Dass Letzteres vom Text nicht ausdrücklich gesagt wird, muss uns ja nicht im Geringsten verwundern oder uns etwa zu phantastischen Spekulationen herausfordern, denn es ist an sich so selbstverständlich, dass es viel eher zu erwarten ist, dass darauf gar nicht ausdrücklich eingegangen wird, als dass zu erwarten wäre, dass es speziell und ausdrücklich erwähnt werden müsse. Die Tatsache, dass eine Jungfrau, die schwanger geworden ist, nach dem Einsetzen ihrer Schwangerschaft keine Jungfrau mehr ist, war ja auch in den Zeiten, in denen die Bibel verfasst wurde, derart selbstverständlich, dass das Nicht-extra-Erwähntwerden dieser Tatsache durchaus niemanden verwundern muss.

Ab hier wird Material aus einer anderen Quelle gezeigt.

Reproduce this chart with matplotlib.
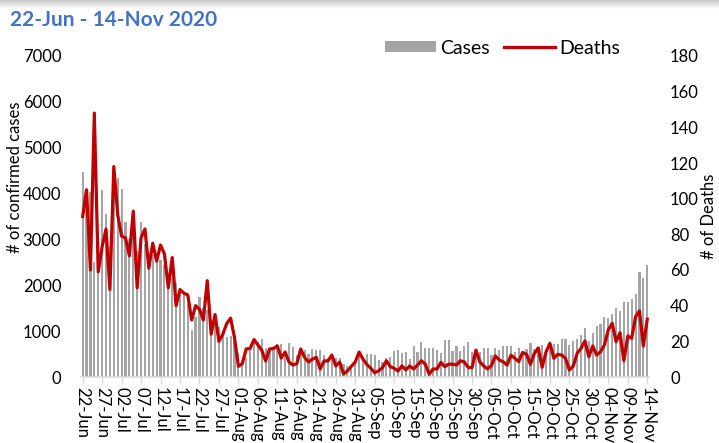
import numpy as np
import matplotlib
matplotlib.use('Agg')
import matplotlib.pyplot as plt
from matplotlib.patches import Patch
from matplotlib.lines import Line2D

plt.rcParams['font.family'] = ['Lato', 'DejaVu Sans']

title = '22-Jun - 14-Nov 2020'

tick_labels = ['22-Jun', '27-Jun', '02-Jul', '07-Jul', '12-Jul', '17-Jul', '22-Jul', '27-Jul',
               '01-Aug', '06-Aug', '11-Aug', '16-Aug', '21-Aug', '26-Aug', '31-Aug', '05-Sep',
               '10-Sep', '15-Sep', '20-Sep', '25-Sep', '30-Sep', '05-Oct', '10-Oct', '15-Oct',
               '20-Oct', '25-Oct', '30-Oct', '04-Nov', '09-Nov', '14-Nov']

cases = [4460, 3900, 4040, 2500, 3130, 4080, 3550, 2860, 4140, 4340,
         4100, 3370, 3000, 3380, 2750, 3380, 2900, 2700, 2650, 2500,
         2550, 2450, 2200, 2130, 2060, 1950, 1800, 1590, 1020, 1310,
         1750, 1500, 1470, 1250, 1180, 1100, 950, 880, 890, 780,
         530, 313, 422, 625, 785, 763, 821, 625, 596, 640,
         712, 727, 531, 734, 654, 472, 567, 596, 494, 610,
         581, 596, 480, 422, 450, 422, 407, 290, 240, 203,
         290, 450, 422, 495, 510, 473, 379, 327, 422, 436,
         560, 582, 523, 545, 400, 669, 545, 757, 641, 641,
         641, 582, 523, 800, 800, 567, 669, 567, 669, 757,
         538, 582, 545, 641, 641, 473, 626, 582, 669, 669,
         669, 550, 640, 520, 600, 740, 620, 620, 700, 615,
         725, 725, 725, 830, 830, 700, 775, 830, 905, 1065,
         795, 965, 1120, 1160, 1305, 1290, 1370, 1500, 1440, 1645,
         1625, 1710, 1810, 2300, 2155, 2440]

deaths = [90, 105, 60, 148, 59, 73, 83, 49, 118, 91,
          79, 78, 68, 93, 50, 78, 83, 61, 75, 65,
          74, 69, 50, 67, 40, 49, 47, 46, 32, 40,
          38, 32, 54, 24, 35, 20, 24, 30, 33, 22,
          6, 7.5, 15.7, 16, 21, 18, 15, 9, 15.7, 16,
          17.4, 10.6, 14, 8.4, 6.7, 7.5, 15.7, 11, 8.4, 10,
          11, 4.5, 9, 9, 12.3, 6.2, 8.4, 1.7, 3.4, 6,
          8.4, 14, 10, 7, 4.9, 2.4, 3.5, 5.2, 9.1, 5.8,
          4.9, 3.4, 6.2, 4, 6.2, 4.5, 6.7, 9.1, 7.2, 1.5,
          4.5, 4.5, 8.2, 5.8, 7.2, 7.2, 6.7, 9.1, 8.5, 5.4,
          5.2, 15.1, 8.5, 6.2, 4.5, 6.5, 11.8, 9.5, 8.5, 6.7,
          12.2, 10.5, 8.6, 13.8, 12.7, 7.1, 13.2, 16.3, 5.4, 14,
          18.9, 10.5, 12.7, 12.3, 10.5, 3.9, 6.2, 13.3, 16.1, 20.2,
          11.4, 17.4, 12.3, 14.2, 17.9, 26.4, 30.1, 19.8, 24.8, 9.1,
          23, 21.7, 33.8, 37, 17.4, 32.4]

W, H = 719, 443
fig = plt.figure(figsize=(W / 100, H / 100), dpi=100)

# top shadow band
sh = fig.add_axes([0, 1 - 9 / H, 1, 9 / H])
grad = np.linspace(0.78, 1.0, 50).reshape(-1, 1)
sh.imshow(grad, aspect='auto', cmap='gray', vmin=0, vmax=1, extent=[0, 1, 0, 1])
sh.axis('off')

left, right = 80.7 / W, 649.2 / W
bottom, top = 1 - 377 / H, 1 - 56 / H
ax = fig.add_axes([left, bottom, right - left, top - bottom])
x = np.arange(len(cases))
ax.bar(x, cases, width=0.55, color='#A5A5A5', zorder=2)
ax.set_xlim(-0.5, len(cases) - 0.5)
ax.set_ylim(0, 7000)
ax.set_yticks(np.arange(0, 7001, 1000))
ax.set_xticks(x[::5])
ax.set_xticklabels(tick_labels, rotation=-90, fontsize=12)
for s in ['top', 'left', 'right']:
    ax.spines[s].set_visible(False)
ax.spines['bottom'].set_color('#D9D9D9')
ax.spines['bottom'].set_linewidth(1.2)
ax.tick_params(axis='x', length=5, color='#D9D9D9', width=1, pad=2)
ax.tick_params(axis='y', length=0, pad=14, labelsize=12)

ax2 = ax.twinx()
ax2.plot(x, deaths, color='#C00000', lw=2.3, zorder=3)
ax2.set_ylim(0, 180)
ax2.set_yticks(np.arange(0, 181, 20))
for s in ax2.spines.values():
    s.set_visible(False)
ax2.tick_params(axis='y', length=0, pad=15, labelsize=12)
ax2.set_xlim(-0.5, len(cases) - 0.5)

fig.text(10 / W, 1 - 20 / H, title, color='#4472C4', fontweight='bold',
         fontsize=15, va='center', ha='left')
fig.text(15 / W, 1 - 177 / H, '# of confirmed cases', rotation=90,
         va='center', ha='center', fontsize=12)
fig.text(709.5 / W, 1 - 216 / H, '# of Deaths', rotation=90,
         va='center', ha='center', fontsize=12)

handles = [Patch(facecolor='#A5A5A5', edgecolor='none'),
           Line2D([0], [0], color='#C00000', lw=2.3)]
fig.legend(handles, ['Cases', 'Deaths'], ncol=2, frameon=False,
           loc='center left', bbox_to_anchor=(385 / W, 1 - 48 / H),
           fontsize=14, handlelength=2.62, handleheight=0.5,
           handletextpad=0.2, columnspacing=0.75, borderpad=0, borderaxespad=0)

fig.savefig('out.png', dpi=100)
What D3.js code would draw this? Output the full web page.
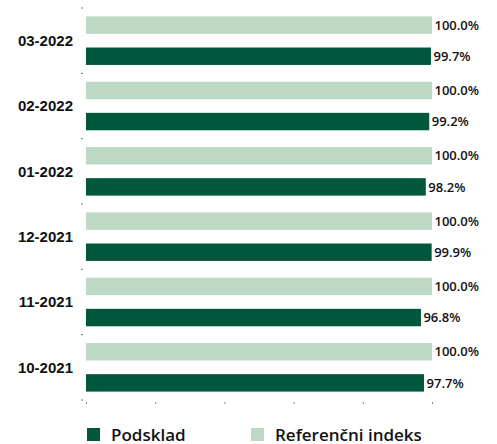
<!DOCTYPE html>
<html>
<head>
<meta charset="utf-8">
<script src="https://cdn.jsdelivr.net/npm/d3@7"></script>
<style>
  body { margin: 0; background: #fff; }
  .tick line { stroke: #888; }
</style>
</head>
<body>
<div id="chart"></div>
<script>
const width = 497;
const height = 444;
const margin = {top: 8, right: 65, bottom: 44, left: 86};

const months = ["03-2022", "02-2022", "01-2022", "12-2021", "11-2021", "10-2021"];
const referenceValues = [100.0, 100.0, 100.0, 100.0, 100.0, 100.0];
const subfundValues = [99.7, 99.2, 98.2, 99.9, 96.8, 97.7];
const seriesNames = ["Referenčni indeks", "Podsklad"];
const colors = {"Referenčni indeks": "#bdd9c6", "Podsklad": "#00573c"};

const rows = months.map((m, i) => ({
    month: m,
    "Referenčni indeks": referenceValues[i],
    "Podsklad": subfundValues[i]
}));

const svg = d3.select("#chart").append("svg")
    .attr("width", width)
    .attr("height", height);

const x = d3.scaleLinear()
    .domain([0, 100])
    .range([margin.left, margin.left + 346]);

const y = d3.scaleBand()
    .domain(months)
    .range([margin.top, 400])
    .paddingInner(0)
    .paddingOuter(0);

const ySub = d3.scaleBand()
    .domain(seriesNames)
    .range([0, y.bandwidth()])
    .paddingInner(0.44)
    .paddingOuter(0.27);

// axes (no domain lines, only small ticks)
const xAxis = svg.append("g")
    .attr("transform", `translate(0, 402)`)
    .call(d3.axisBottom(x).tickValues([0, 20, 40, 60, 80, 100]).tickSize(2).tickFormat(""));
xAxis.select(".domain").remove();

// tick marks at band borders
svg.append("g")
    .selectAll("line")
    .data(months.concat(["end"]))
    .join("line")
    .attr("x1", margin.left - 5)
    .attr("x2", margin.left - 3)
    .attr("y1", (d, i) => i < months.length ? y(d) : y.range()[1])
    .attr("y2", (d, i) => i < months.length ? y(d) : y.range()[1])
    .attr("stroke", "#777")
    .attr("stroke-width", 1);

// category labels
svg.append("g")
    .selectAll("text")
    .data(months)
    .join("text")
    .attr("x", 73)
    .attr("y", d => y(d) + y.bandwidth() / 2)
    .attr("dy", "0.35em")
    .attr("text-anchor", "end")
    .style("font-family", "Liberation Sans, Arial, sans-serif")
    .style("font-weight", "bold")
    .style("font-size", "15px")
    .style("fill", "#111")
    .text(d => d);

// bars
const groups = svg.append("g")
    .selectAll("g")
    .data(rows)
    .join("g")
    .attr("transform", d => `translate(0, ${y(d.month)})`);

groups.selectAll("rect")
    .data(d => seriesNames.map(s => ({key: s, value: d[s]})))
    .join("rect")
    .attr("x", x(0))
    .attr("y", d => ySub(d.key))
    .attr("width", d => x(d.value) - x(0))
    .attr("height", ySub.bandwidth())
    .attr("fill", d => colors[d.key]);

groups.selectAll("text")
    .data(d => seriesNames.map(s => ({key: s, value: d[s]})))
    .join("text")
    .attr("x", d => x(d.value) + 2.5)
    .attr("y", d => ySub(d.key) + ySub.bandwidth() / 2)
    .attr("dy", "0.36em")
    .style("font-family", "Open Sans, sans-serif")
    .style("font-weight", "600")
    .style("font-size", "13px")
    .style("fill", "#111")
    .text(d => d.value.toFixed(1) + "%");

// legend
const legendItems = [
    {name: "Podsklad", x: 87},
    {name: "Referenčni indeks", x: 251}
];
const legend = svg.append("g")
    .selectAll("g")
    .data(legendItems)
    .join("g")
    .attr("transform", d => `translate(${d.x}, 428)`);

legend.append("rect")
    .attr("width", 13)
    .attr("height", 13)
    .attr("fill", d => colors[d.name]);

legend.append("text")
    .attr("x", 24)
    .attr("y", 12.5)
    .style("font-family", "Open Sans, sans-serif")
    .style("font-weight", "600")
    .style("font-size", "17px")
    .style("fill", "#111")
    .text(d => d.name);
</script>
</body>
</html>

Unter einen Erklärungsdruck geraten wir also im Hinblick auf die biblische Nichterwähnung des Nicht-mehr-Jungfrauseins Mariens nach dem Einsetzen der Schwangerschaft nicht etwa, wenn wir von einem solchen Nicht-mehr-Jungfrausein Mariens selbstverständlich ausgehen, sondern unter Erklärungsdruck steht statt dessen in diesem Punkt allemal die Dogmatik, die hier behauptet, den Text ganz einfach „so zu nehmen wie er ist“, während sie doch bei Licht besehen eine Menge in ihn hineingeheimnist!
Jedenfalls, lieber Biblebet, wäre von einer solchen Auffassung des biblischen Wortlautes her elegant erklärt, weshalb es durchaus als legitim gelten muss, den Juden vorzuhalten, dass sie den verheißenen Messias nicht akzeptiert haben, obwohl er alle Kriterien der alttestamentarischen Messias-Verheißungen erfüllte, incl. also auch die Verheißung, dass er aus dem Geschlechte Davids herkommen werde. Und damit hätten wir auch endlich einen zwanglosen Einklang mit dem Pauluswort von der fleischlichen Abstammung Christi vom Geschlechte Davids und könnten außerdem auch den den Evangelien vorangestellten Stammbaum Jesu ganz entspannt und ohne theologische Verrenkungen und letztlich doch immer fragwürdig bleibende Erklärungsfinten lesen.
Das einzige Problem, vor dem wir dann stehen, besteht natürlich darin, dass wir mit einer solchen Auffassung in einen eklatanten Widerspruch zur althergebrachten Dogmatik des Katholizismus geraten, einer Dogmatik, die ja, wie bereits erwähnt, in diesem und in anderen Punkten durch den Protestantismus erstaunlicherweise völlig unkritisch übernommen wurde. In einen Konflikt mit der Heiligen Schrift aber aber gerieten wir durch die Übernahme der oben ausgeführten Auffassung von der Zeugung und Geburt Jesu, wie gezeigt, überhaupt nicht!